Victoria, Wilhelmina, and a French noblewoman, going for their own stroll, hear the carousing. The Frenchwoman assures them it must be peasants. They sneak a peek from behind the tree. Not peasants at all.
Albert’s refreshing escapade finally cheers him up, and when he returns to the palace he and Victoria engage in their own sort of frolicking. Afterwards, he tells Victoria that Leopold might be his father. She comforts him: she loves him no matter what, it doesn’t matter who his father is, he is still the same person. That apparently does the trick, and the royal couple, freshly invigorated, go to negotiate with Louis Philippe.

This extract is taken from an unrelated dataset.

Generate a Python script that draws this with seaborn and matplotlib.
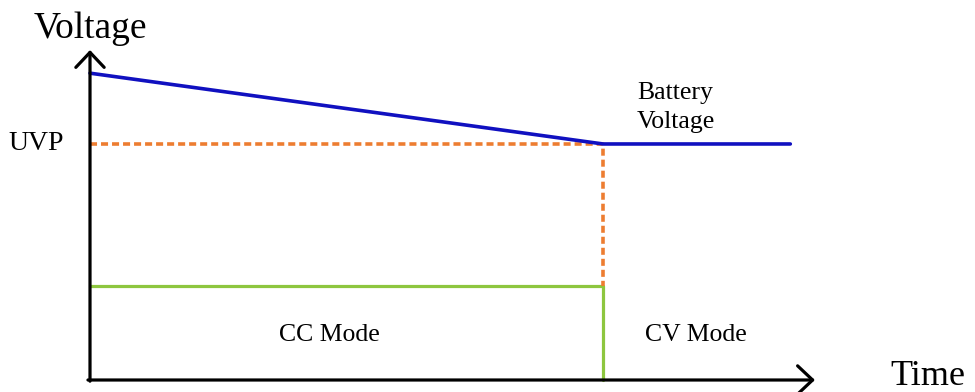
import matplotlib
matplotlib.use("Agg")
import matplotlib.pyplot as plt
import seaborn as sns

# Battery voltage over time: linear decline in CC mode, flat at UVP in CV mode
battery_time = [0.0, 10.0, 13.65]
battery_voltage = [13.0, 10.0, 10.0]

# Under-voltage protection level and the CC/CV switch time
uvp_level = 10.0
switch_time = 10.0

# Current profile: constant during CC mode, drops at the switch
current_time = [0.0, switch_time, switch_time]
current_level = [4.0, 4.0, 0.0]

# UVP guide (dotted): horizontal to the switch, then down to the current level
uvp_time = [0.0, switch_time, switch_time]
uvp_value = [uvp_level, uvp_level, 4.0]

axis_x_end = 14.13
axis_y_end = 13.98

sns.set_theme(style="white")
plt.rcParams["font.family"] = ["Liberation Serif", "DejaVu Serif"]

fig = plt.figure(figsize=(9.75, 3.92), dpi=100)
ax = fig.add_axes([90 / 975, 12 / 392, 885 / 975, 380 / 392])
ax.set_xlim(0, 17.25)
ax.set_ylim(0, 16.1)
ax.axis("off")

blue = "#1010C0"
orange = "#ED7D31"
green = "#8DC63F"

sns.lineplot(x=current_time, y=current_level, ax=ax, color=green, lw=2.3,
             sort=False, estimator=None, clip_on=False)
sns.lineplot(x=uvp_time, y=uvp_value, ax=ax, color=orange, lw=2.6,
             sort=False, estimator=None, clip_on=False,
             linestyle=(0, (1.95, 1.1)))
sns.lineplot(x=battery_time, y=battery_voltage, ax=ax, color=blue, lw=2.6,
             sort=False, estimator=None, clip_on=False)

# Axes drawn as arrows
arrow = dict(arrowstyle="->,head_length=0.9,head_width=0.85", lw=2.3,
             color="black", shrinkA=0, shrinkB=0)
ax.annotate("", xy=(axis_x_end, 0), xytext=(-0.04, 0), arrowprops=arrow,
            annotation_clip=False)
ax.annotate("", xy=(0, axis_y_end), xytext=(0, -0.05), arrowprops=arrow,
            annotation_clip=False)

txt = dict(color="black", clip_on=False)
ax.text(0.0, 14.9, "Voltage", fontsize=27, ha="center", va="center", **txt)
ax.text(15.6, -0.2, "Time", fontsize=26, ha="left", va="baseline", **txt)
ax.text(-0.5, uvp_level, "UVP", fontsize=20, ha="right", va="center", **txt)
ax.text(4.66, 1.9, "CC Mode", fontsize=18.5, ha="center", va="center", **txt)
ax.text(11.8, 1.9, "CV Mode", fontsize=18.5, ha="center", va="center", **txt)
ax.text(10.66, 11.55, "Battery\nVoltage", fontsize=18.5, ha="left",
        va="center", linespacing=1.45, **txt)

fig.savefig("out.png", dpi=100)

Victoria has already tried several times to convince the king to change his mind about the Spanish marriage, but she is continually rebuffed. The French do not mix business and pleasure, she is told as they feast on tiny birds (ortolans) killed by drowning in Armagnac and towers of crème puffs (for those in the know, a croquembouche). Later, as the two monarchs saunter through a hothouse filled with citrus trees, Louis Philippe deftly waltzes away from the subject.
But he finally allows the topic to be discussed in the privacy of a salon. The situation looks like a zero sum game, so Albert suggests that everyone remain neutral; neither Louis Philippe’s son nor Leopold’s choice will marry the Spanish princess. Victoria sugarcoats this suggestion, and Louis Philippe easily acquiesces – though he never quite says he’ll follow through with that plan.
The British entourage returns to England in high spirits – Victoria and Albert have saved the British relationship with the French, and their marriage in turn has been saved, now that they’re both happy again. Except that, back home, they soon learn that Louis Philippe’s son is engaged to the Spanish princess. Master of duplicity, indeed. One bit of good news (depending on your viewpoint) does arrive: Victoria is pregnant, again. (Seems like babies are coming every couple of vepisodes now.)
While Victoria and Albert’s relationship is repaired, Skerrett and Francatelli’s has worsened. The chef has been spied kissing the hand of an elegant woman in a carriage, and is also receiving scented “billet-doux,” love letters. Needless to say, Skerrett is a bit jealous. Victoria and Albert may not have any more secrets between them, but Francatelli and Skerrett certainly do.